# Cleaning Gaggia Cubika



## Brendan (Dec 2, 2008)

Hi this is my first post. I have owned a Nespresso machine for over a year and although I think the coffee is fine I decided to buy a second hand Gaggia Cubika. I live in Scotland where the water is soft so no limescale problem. But I bought the machine from someone in England. I have ran a descaler solution through it but was wondering if there is anything else I should do.?

Also I have read reviews that say the rubber seal goes on this machine quite quickly and was wondering if there is a site I could buy replacement seals .?

Thanks

Brendan


----------



## Glenn (Jun 14, 2008)

Hi Brendan

It is a good idea to replace the seals (gasket/group seal) yearly, and particularly if you have bought a second hand machine.

Are there any pressure problems, such as tiny jets of water coming out from the group head?

These are telltale signs of a hardened group seal.
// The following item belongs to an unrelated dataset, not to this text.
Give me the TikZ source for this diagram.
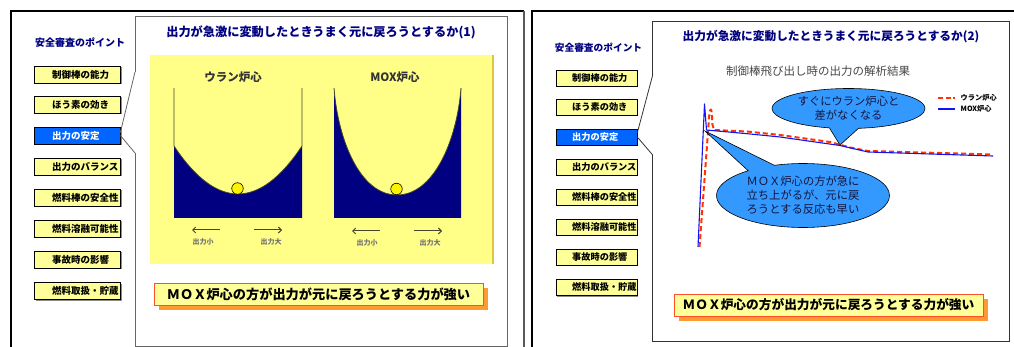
\documentclass[tikz,border=0pt]{standalone}
\usepackage{fontspec}
\setmainfont{Noto Sans CJK JP}
\usetikzlibrary{shapes.geometric,shapes.callouts,shadows,arrows.meta,calc}
\definecolor{navy}{RGB}{0,0,128}
\definecolor{btnyellow}{RGB}{255,255,153}
\definecolor{btnblue}{RGB}{0,102,255}
\definecolor{panelyellow}{RGB}{255,255,136}
\definecolor{gold}{RGB}{225,195,70}
\definecolor{wellnavy}{RGB}{0,0,128}
\definecolor{callblue}{RGB}{51,153,255}
\definecolor{redline}{RGB}{255,51,0}
\definecolor{blueline}{RGB}{20,20,240}
\definecolor{conborder}{RGB}{255,80,40}
\definecolor{conshadow}{RGB}{255,153,51}
\definecolor{wall}{RGB}{70,70,45}
\definecolor{calltext}{RGB}{20,20,60}
\tikzset{
  frame/.style={line width=2pt, black},
  panel/.style={line width=0.8pt, black!60},
  panelR/.style={line width=0.8pt, black!80},
  sidetitle/.style={text=navy, inner sep=0pt},
  btnL/.style={draw=black, line width=0.7pt, fill=btnyellow, minimum height=17pt,
    inner xsep=18pt, inner ysep=0pt, text width=50pt, align=left,
    font=\fontsize{9.5}{10}\selectfont\bfseries,
    drop shadow={shadow xshift=1.5pt, shadow yshift=-1.5pt, fill=black!45, opacity=1}},
  btnR/.style={btnL, minimum height=16pt, inner xsep=16.3pt, text width=48.4pt,
    font=\fontsize{9.2}{10}\selectfont\bfseries},
  sel/.style={fill=btnblue, text=white, draw=black},
  maintitle/.style={text=navy, inner sep=0pt},
  welllabel/.style={text=black!80, inner sep=0pt, font=\fontsize{11.5}{12}\selectfont\bfseries},
  dirlabel/.style={text=black!55, inner sep=0pt, font=\fontsize{7}{8}\selectfont\bfseries},
  dirarrow/.style={draw=wall, line width=1pt, -{Straight Barb[length=3pt,width=6pt]}},
  wallline/.style={draw=wall, line width=0.8pt},
  ball/.style={circle, draw=black, line width=0.6pt, fill=yellow, minimum size=11.5pt, inner sep=0pt},
  concl/.style={draw=conborder, line width=0.8pt, fill=btnyellow, minimum height=22pt,
    inner sep=0pt, drop shadow={shadow xshift=5pt, shadow yshift=-5pt, fill=conshadow, opacity=1}},
  callout/.style={ellipse callout, draw=black, line width=0.6pt, fill=callblue, inner sep=0pt,
    align=center, text=calltext, font=\fontsize{11.3}{14}\selectfont},
  reddash/.style={draw=redline, line width=2pt, dash pattern=on 5pt off 3pt},
  bluesolid/.style={draw=blueline, line width=1.1pt},
  legendtext/.style={anchor=west, inner sep=0pt, font=\fontsize{7.2}{8}\selectfont\bfseries},
}
\begin{document}
\begin{tikzpicture}[x=1pt,y=-1pt]
\useasboundingbox (0,0) rectangle (1014,347);
\fill[white] (0,0) rectangle (1014,347);

% outer frames
\draw[frame] (10.5,347) -- (10.5,11) -- (524,11);
\draw[line width=2pt, black!65] (524,11) -- (524,347);
\draw[frame] (532,347) -- (532,11) -- (1014,11);

% ================= LEFT SLIDE =================
\node[sidetitle, font=\fontsize{10}{11}\selectfont\bfseries] (lt) at (80,43) {安全審査のポイント};
\node[btnL] (lb1) at (77,74.5) {制御棒の能力};
\node[btnL] (lb2) at (77,104.5) {ほう素の効き};
\node[btnL, sel] (lb3) at (77,135.5) {出力の安定};
\node[btnL] (lb4) at (77,166.5) {出力のバランス};
\node[btnL] (lb5) at (77,197.5) {燃料棒の安全性};
\node[btnL] (lb6) at (77,228.5) {燃料溶融可能性};
\node[btnL] (lb7) at (77,259.5) {事故時の影響};
\node[btnL] (lb8) at (77,290.5) {燃料取扱・貯蔵};

\coordinate (pa1) at (135,72);
\coordinate (pa2) at (135,153);
\draw[panel] (pa1) -- (135,16) -- (507,16) -- (507,346) -- (135,346) -- (pa2);
\draw[panel] (pa1) -- ($(lb3.east)+(0,-3)$);
\draw[panel] ($(lb3.east)+(0,0)$) -- (pa2);

\node[maintitle, font=\fontsize{12.2}{13}\selectfont\bfseries] (t1) at (321,32.5)
  {出力が急激に変動したときうまく元に戻ろうとするか(1)};

% yellow area
\fill[panelyellow] (150,55) rectangle (493,264);
\draw[gold, line width=1.5pt] (493,55) -- (493,264);

\node[welllabel] (wu) at (233,77) {ウラン炉心};
\node[welllabel] (wm) at (395,77) {MOX炉心};

% uranium well
\fill[wellnavy] (174,146) .. controls (195.3,178) and (216.7,194) .. (238,194)
  .. controls (259.3,194) and (280.7,178) .. (302,146) -- (302,218) -- (174,218) -- cycle;
\draw[wallline] (174,88) -- (174,146) .. controls (195.3,178) and (216.7,194) .. (238,194)
  .. controls (259.3,194) and (280.7,178) .. (302,146) -- (302,88);
\node[ball] (bu) at (237.5,188.5) {};

% MOX well
\fill[wellnavy] (334,88) .. controls (338,140) and (360,195) .. (397,195)
  .. controls (434,195) and (457,140) .. (461,88) -- (461,218) -- (334,218) -- cycle;
\draw[wallline] (334,88) .. controls (338,140) and (360,195) .. (397,195)
  .. controls (434,195) and (457,140) .. (461,88);
\node[ball] (bm) at (396.5,189) {};

% direction arrows
\coordinate (a1s) at (220,230); \coordinate (a1e) at (192,230);
\coordinate (a2s) at (254,230); \coordinate (a2e) at (282,230);
\coordinate (a3s) at (380,231); \coordinate (a3e) at (352,231);
\coordinate (a4s) at (414,231); \coordinate (a4e) at (442,231);
\draw[dirarrow] (a1s) -- (a1e);
\draw[dirarrow] (a2s) -- (a2e);
\draw[dirarrow] (a3s) -- (a3e);
\draw[dirarrow] (a4s) -- (a4e);
\node[dirlabel] (d1) at (203,242) {出力小};
\node[dirlabel] (d2) at (271,242) {出力大};
\node[dirlabel] (d3) at (367,243) {出力小};
\node[dirlabel] (d4) at (430,243) {出力大};

\node[concl, minimum width=329pt, font=\fontsize{13.2}{14}\selectfont\bfseries] (k1) at (318.5,294)
  {ＭＯＸ炉心の方が出力が元に戻ろうとする力が強い};

% ================= RIGHT SLIDE =================
\node[sidetitle, font=\fontsize{9.7}{11}\selectfont\bfseries] (rt) at (598.5,48) {安全審査のポイント};
\node[btnR] (rb1) at (596.4,78) {制御棒の能力};
\node[btnR] (rb2) at (596.4,107) {ほう素の効き};
\node[btnR, sel] (rb3) at (596.4,137) {出力の安定};
\node[btnR] (rb4) at (596.4,167) {出力のバランス};
\node[btnR] (rb5) at (596.4,197) {燃料棒の安全性};
\node[btnR] (rb6) at (596.4,227) {燃料溶融可能性};
\node[btnR] (rb7) at (596.4,257) {事故時の影響};
\node[btnR] (rb8) at (596.4,287) {燃料取扱・貯蔵};

\coordinate (pb1) at (652.7,75);
\coordinate (pb2) at (652.7,155);
\draw[panelR] (pb1) -- (652.7,21.7) -- (1009,21.7) -- (1009,341) -- (652.7,341) -- (pb2);
\draw[panelR] (pb1) -- ($(rb3.east)+(0,-4)$);
\draw[panelR] ($(rb3.east)+(0,0)$) -- (pb2);

\node[maintitle, font=\fontsize{11.7}{13}\selectfont\bfseries] (t2) at (831,37)
  {出力が急激に変動したときうまく元に戻ろうとするか(2)};
\node[inner sep=0pt, text=black!72, font=\fontsize{11.5}{12}\selectfont] (st) at (818,71)
  {制御棒飛び出し時の出力の解析結果};

% legend
\coordinate (lg1a) at (938,98); \coordinate (lg1b) at (955,98);
\coordinate (lg2a) at (938,109); \coordinate (lg2b) at (955,109);
\draw[reddash, dash pattern=on 5pt off 2.5pt] (lg1a) -- (lg1b);
\draw[bluesolid] (lg2a) -- (lg2b);
\node[legendtext] (lgt1) at (960.5,98) {ウラン炉心};
\node[legendtext] (lgt2) at (960.5,109) {MOX炉心};

% curves
\draw[reddash, line join=round] (699.5,247) -- (708.3,128) .. controls (709.5,104) and (712,104) .. (712.3,124)
  -- (714,130) -- (747,131.5) -- (780,135) -- (830,142) -- (850,147.5) -- (868,151) -- (993,154.5);
\draw[bluesolid, line join=round] (698,247) -- (704.5,104) -- (706.5,130) -- (745,133.5) -- (780,137)
  -- (840,145.5) -- (868,152) -- (993,156);

% callouts
\node[callout, minimum width=153pt, minimum height=40pt, callout absolute pointer={(840,145)},
  callout pointer arc=22] (c1) at (848.5,108.5) {すぐにウラン炉心と\\差がなくなる};
\node[callout, minimum width=173pt, minimum height=64pt, callout absolute pointer={(705,131)},
  callout pointer arc=20] (c2) at (803,195.5) {ＭＯＸ炉心の方が急に\\立ち上がるが、元に戻\\ろうとする反応も早い};

\node[concl, minimum width=309pt, font=\fontsize{12.7}{14}\selectfont\bfseries] (k2) at (828.5,305)
  {ＭＯＸ炉心の方が出力が元に戻ろうとする力が強い};
\end{tikzpicture}
\end{document}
There are a number of online Gaggia Spare Parts suppliers, but Scott at Happy Donkey should have these parts in stock at a very reasonable price.


----------



## SeamusMcFlurry (Jul 9, 2008)

I don't know a lot about Gaggia maintainence, but I thought I'd say hi! Great to have you on the forum!


----------



## Brendan (Dec 2, 2008)

Thanks for that. Just one other thing when I made a coffee this morning I emptied the coffee into the bin and 2 small ball bearings fell out !! Where do you think these came from ?? I ran the machine again and it seems fine but obviously they came from somewhere ?

Thanks

Brendan


----------



## Glenn (Jun 14, 2008)

That sounds serious Brendan

Did your machine come with an instruction manual with exploded diagrams?

I'd be tempted to call Gaggia to see if they have any thoughts as to where these may have come from.


----------